WHAT THE TASK REQUIRES. Repeat, exactly and only, the lines from the beginning of the data through the line with "const xTicks = [3.2, 3.4, 3.6, 3.8, 4, 4.2, 4.4];". Pictures are left out.

INFORMATION SHOWN.
+++

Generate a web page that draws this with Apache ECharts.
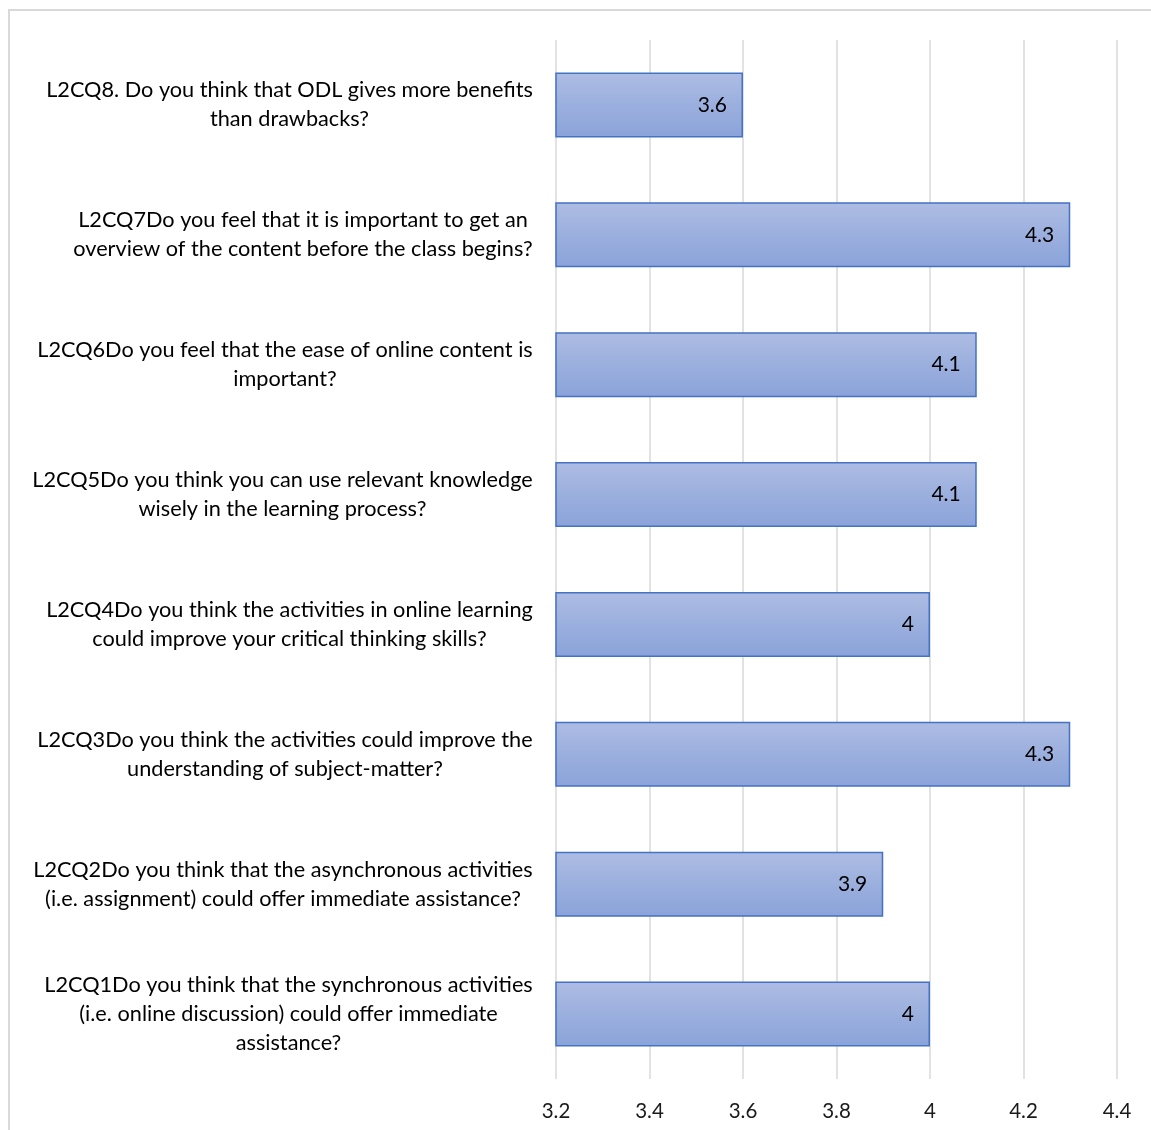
<!DOCTYPE html>
<html><head><meta charset="utf-8">
<script src="https://cdn.jsdelivr.net/npm/echarts@6/dist/echarts.min.js"></script>
<style>html,body{margin:0;padding:0;background:#fff}#c{width:1151px;height:1130px}</style>
</head><body><div id="c"></div>
<script>
// Categories listed bottom-to-top
const categories = [
  "L2CQ1Do you think that the synchronous activities\n(i.e. online discussion) could offer immediate\nassistance?",
  "L2CQ2Do you think that the asynchronous activities\n(i.e. assignment) could offer immediate assistance?",
  "L2CQ3Do you think the activities could improve the\nunderstanding of subject-matter?",
  "L2CQ4Do you think the activities in online learning\ncould improve your critical thinking skills?",
  "L2CQ5Do you think you can use relevant knowledge\nwisely in the learning process?",
  "L2CQ6Do you feel that the ease of online content is\nimportant?",
  "L2CQ7Do you feel that it is important to get an\noverview of the content before the class begins?",
  "L2CQ8. Do you think that ODL gives more benefits\nthan drawbacks?"
];
const values = [4, 3.9, 4.3, 4, 4.1, 4.1, 4.3, 3.6];
const xTicks = [3.2, 3.4, 3.6, 3.8, 4, 4.2, 4.4];

const FONT = 'Lato';
const CAT_SIZE = 21.7;
const ctx = document.createElement('canvas').getContext('2d');
ctx.font = CAT_SIZE + 'px ' + FONT;
const rich = {};
categories.forEach((c, i) => {
  const w = Math.max(...c.split('\n').map(l => ctx.measureText(l).width));
  rich['b' + i] = { width: Math.ceil(w), align: 'center', fontFamily: FONT, fontSize: CAT_SIZE, lineHeight: 29, color: '#000' };
});

const chart = echarts.init(document.getElementById('c'), null, { renderer: 'canvas' });
chart.setOption({
  animation: false,
  textStyle: { fontFamily: FONT },
  graphic: [{
    type: 'rect', shape: { x: 9, y: 10, width: 1300, height: 1300 },
    style: { fill: 'none', stroke: '#d9d9d9', lineWidth: 2 }, silent: true
  }],
  grid: { left: 556, right: 34, top: 40, bottom: 51, containLabel: false },
  xAxis: {
    type: 'value', min: xTicks[0], max: xTicks[xTicks.length - 1], interval: 0.2,
    axisLine: { show: false }, axisTick: { show: false },
    splitLine: { show: true, lineStyle: { color: '#d9d9d9', width: 1.5 } },
    axisLabel: { fontSize: 20.5, color: '#1a1a1a', margin: 22, fontFamily: FONT,
      formatter: v => String(Math.round(v * 10) / 10) }
  },
  yAxis: {
    type: 'category', data: categories,
    axisLine: { show: false }, axisTick: { show: false },
    axisLabel: {
      margin: 23, interval: 0,
      formatter: (v, idx) => v.split('\n').map(l => '{b' + idx + '|' + l + '}').join('\n'),
      rich: rich
    }
  },
  series: [{
    type: 'bar', data: values, barWidth: '50%',
    itemStyle: {
      color: new echarts.graphic.LinearGradient(0, 0, 0, 1, [
        { offset: 0, color: '#adbce3' }, { offset: 1, color: '#8aa3d9' }
      ]),
      borderColor: '#4472c4', borderWidth: 1.5
    },
    label: { show: true, position: 'insideRight', distance: 16, fontSize: 21, color: '#000', fontFamily: FONT }
  }]
});
</script></body></html>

+++

THE REPLY.
Generate a web page that draws this with Apache ECharts.
<!DOCTYPE html>
<html><head><meta charset="utf-8">
<script src="https://cdn.jsdelivr.net/npm/echarts@6/dist/echarts.min.js"></script>
<style>html,body{margin:0;padding:0;background:#fff}#c{width:1151px;height:1130px}</style>
</head><body><div id="c"></div>
<script>
// Categories listed bottom-to-top
const categories = [
  "L2CQ1Do you think that the synchronous activities\n(i.e. online discussion) could offer immediate\nassistance?",
  "L2CQ2Do you think that the asynchronous activities\n(i.e. assignment) could offer immediate assistance?",
  "L2CQ3Do you think the activities could improve the\nunderstanding of subject-matter?",
  "L2CQ4Do you think the activities in online learning\ncould improve your critical thinking skills?",
  "L2CQ5Do you think you can use relevant knowledge\nwisely in the learning process?",
  "L2CQ6Do you feel that the ease of online content is\nimportant?",
  "L2CQ7Do you feel that it is important to get an\noverview of the content before the class begins?",
  "L2CQ8. Do you think that ODL gives more benefits\nthan drawbacks?"
];
const values = [4, 3.9, 4.3, 4, 4.1, 4.1, 4.3, 3.6];
const xTicks = [3.2, 3.4, 3.6, 3.8, 4, 4.2, 4.4];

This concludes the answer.